-- Begin Records for the exercise --

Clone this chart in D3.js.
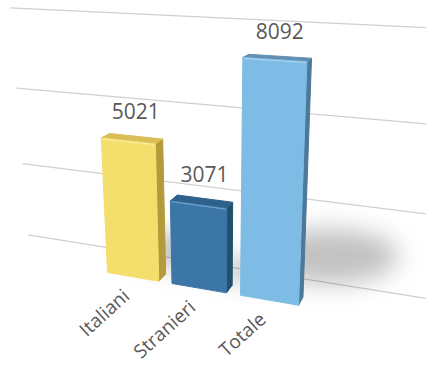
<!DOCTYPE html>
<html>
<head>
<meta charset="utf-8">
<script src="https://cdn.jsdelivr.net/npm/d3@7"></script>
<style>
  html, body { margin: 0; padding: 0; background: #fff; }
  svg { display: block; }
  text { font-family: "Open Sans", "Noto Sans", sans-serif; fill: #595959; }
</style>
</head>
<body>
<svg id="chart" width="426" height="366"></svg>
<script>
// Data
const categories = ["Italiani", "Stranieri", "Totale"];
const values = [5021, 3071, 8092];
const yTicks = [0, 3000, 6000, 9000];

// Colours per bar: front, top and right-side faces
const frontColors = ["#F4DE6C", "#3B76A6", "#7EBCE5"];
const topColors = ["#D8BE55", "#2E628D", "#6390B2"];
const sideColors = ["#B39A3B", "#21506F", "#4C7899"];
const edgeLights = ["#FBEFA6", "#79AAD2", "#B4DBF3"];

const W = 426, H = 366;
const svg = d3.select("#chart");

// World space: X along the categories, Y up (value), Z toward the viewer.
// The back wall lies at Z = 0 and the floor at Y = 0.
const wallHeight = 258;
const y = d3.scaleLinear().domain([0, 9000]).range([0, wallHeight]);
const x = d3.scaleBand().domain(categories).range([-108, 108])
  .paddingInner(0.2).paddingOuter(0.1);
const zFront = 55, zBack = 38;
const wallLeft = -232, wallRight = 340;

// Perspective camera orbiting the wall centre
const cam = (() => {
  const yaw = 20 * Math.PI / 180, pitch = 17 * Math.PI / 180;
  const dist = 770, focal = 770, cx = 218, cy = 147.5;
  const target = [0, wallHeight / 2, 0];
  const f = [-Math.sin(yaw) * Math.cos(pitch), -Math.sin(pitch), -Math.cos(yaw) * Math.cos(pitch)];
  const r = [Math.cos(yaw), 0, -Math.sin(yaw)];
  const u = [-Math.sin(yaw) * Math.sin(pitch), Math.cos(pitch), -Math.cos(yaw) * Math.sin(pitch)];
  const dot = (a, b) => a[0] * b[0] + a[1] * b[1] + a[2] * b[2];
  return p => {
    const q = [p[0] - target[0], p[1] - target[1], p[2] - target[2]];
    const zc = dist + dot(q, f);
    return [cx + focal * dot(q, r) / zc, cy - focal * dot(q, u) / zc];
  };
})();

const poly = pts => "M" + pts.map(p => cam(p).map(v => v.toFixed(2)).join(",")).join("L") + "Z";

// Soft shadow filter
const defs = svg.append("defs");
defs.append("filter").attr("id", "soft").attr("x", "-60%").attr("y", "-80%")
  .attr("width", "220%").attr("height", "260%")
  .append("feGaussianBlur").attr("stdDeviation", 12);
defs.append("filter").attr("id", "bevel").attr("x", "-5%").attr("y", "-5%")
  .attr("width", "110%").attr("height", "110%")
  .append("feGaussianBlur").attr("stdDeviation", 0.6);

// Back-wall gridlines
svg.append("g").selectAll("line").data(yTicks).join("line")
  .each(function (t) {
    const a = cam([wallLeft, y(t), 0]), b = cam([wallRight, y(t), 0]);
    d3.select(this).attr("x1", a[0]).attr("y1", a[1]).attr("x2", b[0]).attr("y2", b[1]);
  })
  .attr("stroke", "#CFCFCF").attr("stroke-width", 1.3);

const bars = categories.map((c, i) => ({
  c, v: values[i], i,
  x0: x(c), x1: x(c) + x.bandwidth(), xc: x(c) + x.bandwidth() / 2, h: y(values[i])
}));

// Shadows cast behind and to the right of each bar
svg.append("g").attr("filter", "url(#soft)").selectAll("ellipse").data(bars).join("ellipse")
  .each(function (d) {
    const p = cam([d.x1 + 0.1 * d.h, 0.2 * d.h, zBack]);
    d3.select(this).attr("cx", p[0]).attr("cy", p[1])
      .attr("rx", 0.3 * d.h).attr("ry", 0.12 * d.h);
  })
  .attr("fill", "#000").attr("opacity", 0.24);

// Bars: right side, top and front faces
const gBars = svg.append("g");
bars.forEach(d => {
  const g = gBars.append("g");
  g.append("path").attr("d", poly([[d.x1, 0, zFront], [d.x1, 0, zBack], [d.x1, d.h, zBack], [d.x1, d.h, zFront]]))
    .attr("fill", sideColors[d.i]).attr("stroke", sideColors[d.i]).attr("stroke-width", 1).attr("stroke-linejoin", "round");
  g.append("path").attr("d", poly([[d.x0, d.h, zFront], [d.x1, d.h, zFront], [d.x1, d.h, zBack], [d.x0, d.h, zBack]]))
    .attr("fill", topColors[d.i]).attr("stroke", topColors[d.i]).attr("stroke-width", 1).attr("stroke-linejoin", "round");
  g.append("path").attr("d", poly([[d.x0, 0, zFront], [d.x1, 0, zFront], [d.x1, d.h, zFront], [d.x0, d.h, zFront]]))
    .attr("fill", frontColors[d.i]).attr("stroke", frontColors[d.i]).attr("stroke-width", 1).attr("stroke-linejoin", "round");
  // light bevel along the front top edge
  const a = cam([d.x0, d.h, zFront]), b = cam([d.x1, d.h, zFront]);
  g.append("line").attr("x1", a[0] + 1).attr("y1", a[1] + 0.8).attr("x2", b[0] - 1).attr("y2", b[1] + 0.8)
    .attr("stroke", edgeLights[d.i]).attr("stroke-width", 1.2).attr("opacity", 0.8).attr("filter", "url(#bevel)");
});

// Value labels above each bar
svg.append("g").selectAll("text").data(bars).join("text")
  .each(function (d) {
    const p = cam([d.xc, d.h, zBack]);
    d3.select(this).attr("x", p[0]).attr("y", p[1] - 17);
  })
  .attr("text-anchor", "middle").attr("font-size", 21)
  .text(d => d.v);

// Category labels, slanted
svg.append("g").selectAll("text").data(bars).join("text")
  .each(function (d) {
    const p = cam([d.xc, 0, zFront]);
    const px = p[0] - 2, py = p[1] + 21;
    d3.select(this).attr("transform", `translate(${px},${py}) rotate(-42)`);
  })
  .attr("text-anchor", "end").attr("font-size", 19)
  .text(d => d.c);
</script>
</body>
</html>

-- End Records for the exercise --
-- Begin Records for the exercise --

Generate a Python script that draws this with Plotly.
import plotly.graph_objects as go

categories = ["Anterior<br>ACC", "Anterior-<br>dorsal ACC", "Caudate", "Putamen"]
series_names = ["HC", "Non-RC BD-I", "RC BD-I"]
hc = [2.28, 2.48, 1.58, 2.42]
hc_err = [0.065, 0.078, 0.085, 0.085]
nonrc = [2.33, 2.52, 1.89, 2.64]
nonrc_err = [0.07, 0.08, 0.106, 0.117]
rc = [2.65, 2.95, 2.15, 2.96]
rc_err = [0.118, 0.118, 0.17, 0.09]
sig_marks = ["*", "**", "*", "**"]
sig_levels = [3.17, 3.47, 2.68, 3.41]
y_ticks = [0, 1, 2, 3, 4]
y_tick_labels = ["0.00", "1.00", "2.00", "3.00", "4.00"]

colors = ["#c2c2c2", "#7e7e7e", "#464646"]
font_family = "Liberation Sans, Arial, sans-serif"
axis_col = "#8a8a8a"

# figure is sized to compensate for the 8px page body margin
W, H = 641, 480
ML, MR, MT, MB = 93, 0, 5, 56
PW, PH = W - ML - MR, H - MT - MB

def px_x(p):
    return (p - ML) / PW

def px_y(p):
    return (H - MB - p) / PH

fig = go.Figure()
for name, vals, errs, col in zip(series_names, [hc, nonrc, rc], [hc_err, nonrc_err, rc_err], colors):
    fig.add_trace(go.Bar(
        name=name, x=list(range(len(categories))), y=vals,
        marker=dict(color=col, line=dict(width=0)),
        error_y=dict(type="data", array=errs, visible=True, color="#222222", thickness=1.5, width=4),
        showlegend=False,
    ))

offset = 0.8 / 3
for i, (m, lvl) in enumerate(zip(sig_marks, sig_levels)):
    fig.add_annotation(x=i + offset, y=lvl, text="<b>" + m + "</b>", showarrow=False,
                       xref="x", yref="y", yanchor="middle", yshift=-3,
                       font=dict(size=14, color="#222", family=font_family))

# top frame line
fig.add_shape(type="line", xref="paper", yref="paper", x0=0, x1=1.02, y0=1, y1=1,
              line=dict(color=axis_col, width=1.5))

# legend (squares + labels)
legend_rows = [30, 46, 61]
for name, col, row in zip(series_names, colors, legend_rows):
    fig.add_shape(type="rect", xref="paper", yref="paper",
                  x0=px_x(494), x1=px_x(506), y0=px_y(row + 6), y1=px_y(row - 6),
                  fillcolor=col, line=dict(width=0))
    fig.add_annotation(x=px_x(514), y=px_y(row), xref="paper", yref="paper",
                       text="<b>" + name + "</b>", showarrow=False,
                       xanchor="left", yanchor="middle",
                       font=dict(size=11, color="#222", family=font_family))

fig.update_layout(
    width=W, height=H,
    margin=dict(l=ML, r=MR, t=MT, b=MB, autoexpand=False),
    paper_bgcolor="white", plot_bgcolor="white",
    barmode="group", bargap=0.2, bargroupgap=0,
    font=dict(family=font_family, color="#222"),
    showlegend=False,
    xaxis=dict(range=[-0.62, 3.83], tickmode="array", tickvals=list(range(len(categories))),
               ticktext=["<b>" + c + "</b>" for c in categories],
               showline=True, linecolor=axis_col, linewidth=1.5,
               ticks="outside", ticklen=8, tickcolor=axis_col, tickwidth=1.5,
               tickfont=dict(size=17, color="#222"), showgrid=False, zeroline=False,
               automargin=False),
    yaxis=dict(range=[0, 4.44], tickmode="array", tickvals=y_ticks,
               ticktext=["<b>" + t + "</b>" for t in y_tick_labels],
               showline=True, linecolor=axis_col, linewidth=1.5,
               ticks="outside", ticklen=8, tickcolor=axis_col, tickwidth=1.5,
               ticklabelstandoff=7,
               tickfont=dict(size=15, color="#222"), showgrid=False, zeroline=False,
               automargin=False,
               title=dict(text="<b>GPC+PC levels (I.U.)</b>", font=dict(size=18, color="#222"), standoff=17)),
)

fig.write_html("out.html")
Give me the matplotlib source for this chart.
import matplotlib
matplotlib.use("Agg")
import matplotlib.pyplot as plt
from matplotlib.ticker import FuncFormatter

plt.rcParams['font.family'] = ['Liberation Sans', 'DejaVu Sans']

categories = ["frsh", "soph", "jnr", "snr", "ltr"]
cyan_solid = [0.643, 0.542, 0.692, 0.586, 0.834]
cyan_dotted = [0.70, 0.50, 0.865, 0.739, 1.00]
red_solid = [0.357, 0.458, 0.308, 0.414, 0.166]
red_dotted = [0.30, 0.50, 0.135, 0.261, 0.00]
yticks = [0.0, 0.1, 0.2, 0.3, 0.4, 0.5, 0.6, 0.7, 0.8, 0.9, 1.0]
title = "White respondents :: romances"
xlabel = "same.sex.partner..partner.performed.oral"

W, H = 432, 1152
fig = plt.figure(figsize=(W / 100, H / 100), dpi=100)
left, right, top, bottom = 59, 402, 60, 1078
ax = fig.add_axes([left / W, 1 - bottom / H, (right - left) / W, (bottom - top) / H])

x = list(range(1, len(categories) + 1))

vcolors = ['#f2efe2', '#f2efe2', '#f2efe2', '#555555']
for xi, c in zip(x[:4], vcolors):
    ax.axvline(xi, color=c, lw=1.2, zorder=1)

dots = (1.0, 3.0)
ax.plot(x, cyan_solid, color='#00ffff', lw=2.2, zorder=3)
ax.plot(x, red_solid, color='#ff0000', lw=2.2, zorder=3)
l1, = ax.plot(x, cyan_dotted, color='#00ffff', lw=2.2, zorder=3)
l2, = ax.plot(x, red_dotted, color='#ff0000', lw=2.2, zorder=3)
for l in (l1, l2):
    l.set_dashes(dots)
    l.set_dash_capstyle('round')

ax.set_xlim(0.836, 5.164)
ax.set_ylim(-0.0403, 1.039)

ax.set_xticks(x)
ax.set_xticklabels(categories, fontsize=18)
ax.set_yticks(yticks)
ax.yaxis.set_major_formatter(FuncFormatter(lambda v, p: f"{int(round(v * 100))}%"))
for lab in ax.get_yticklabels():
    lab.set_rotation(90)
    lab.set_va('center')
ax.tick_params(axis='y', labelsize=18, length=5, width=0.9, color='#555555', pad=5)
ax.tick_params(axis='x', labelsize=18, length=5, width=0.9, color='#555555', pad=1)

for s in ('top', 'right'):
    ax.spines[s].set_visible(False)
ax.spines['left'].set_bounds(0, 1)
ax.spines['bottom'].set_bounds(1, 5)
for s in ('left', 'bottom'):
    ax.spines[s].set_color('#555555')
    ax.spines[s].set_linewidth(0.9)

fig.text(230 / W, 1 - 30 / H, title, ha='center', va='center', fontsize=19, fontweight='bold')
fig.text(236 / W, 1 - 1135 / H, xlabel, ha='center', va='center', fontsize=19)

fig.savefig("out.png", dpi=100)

-- End Records for the exercise --

▶ Short exercise:
Only the lines from the one containing "Generate a Python" through the one containing "line=dict(color=axis_col, width=1.5))" are to be reproduced, exactly as they appear.

▶ Completed task:
Generate a Python script that draws this with Plotly.
import plotly.graph_objects as go

categories = ["Anterior<br>ACC", "Anterior-<br>dorsal ACC", "Caudate", "Putamen"]
series_names = ["HC", "Non-RC BD-I", "RC BD-I"]
hc = [2.28, 2.48, 1.58, 2.42]
hc_err = [0.065, 0.078, 0.085, 0.085]
nonrc = [2.33, 2.52, 1.89, 2.64]
nonrc_err = [0.07, 0.08, 0.106, 0.117]
rc = [2.65, 2.95, 2.15, 2.96]
rc_err = [0.118, 0.118, 0.17, 0.09]
sig_marks = ["*", "**", "*", "**"]
sig_levels = [3.17, 3.47, 2.68, 3.41]
y_ticks = [0, 1, 2, 3, 4]
y_tick_labels = ["0.00", "1.00", "2.00", "3.00", "4.00"]

colors = ["#c2c2c2", "#7e7e7e", "#464646"]
font_family = "Liberation Sans, Arial, sans-serif"
axis_col = "#8a8a8a"

# figure is sized to compensate for the 8px page body margin
W, H = 641, 480
ML, MR, MT, MB = 93, 0, 5, 56
PW, PH = W - ML - MR, H - MT - MB

def px_x(p):
    return (p - ML) / PW

def px_y(p):
    return (H - MB - p) / PH

fig = go.Figure()
for name, vals, errs, col in zip(series_names, [hc, nonrc, rc], [hc_err, nonrc_err, rc_err], colors):
    fig.add_trace(go.Bar(
        name=name, x=list(range(len(categories))), y=vals,
        marker=dict(color=col, line=dict(width=0)),
        error_y=dict(type="data", array=errs, visible=True, color="#222222", thickness=1.5, width=4),
        showlegend=False,
    ))

offset = 0.8 / 3
for i, (m, lvl) in enumerate(zip(sig_marks, sig_levels)):
    fig.add_annotation(x=i + offset, y=lvl, text="<b>" + m + "</b>", showarrow=False,
                       xref="x", yref="y", yanchor="middle", yshift=-3,
                       font=dict(size=14, color="#222", family=font_family))

# top frame line
fig.add_shape(type="line", xref="paper", yref="paper", x0=0, x1=1.02, y0=1, y1=1,
              line=dict(color=axis_col, width=1.5))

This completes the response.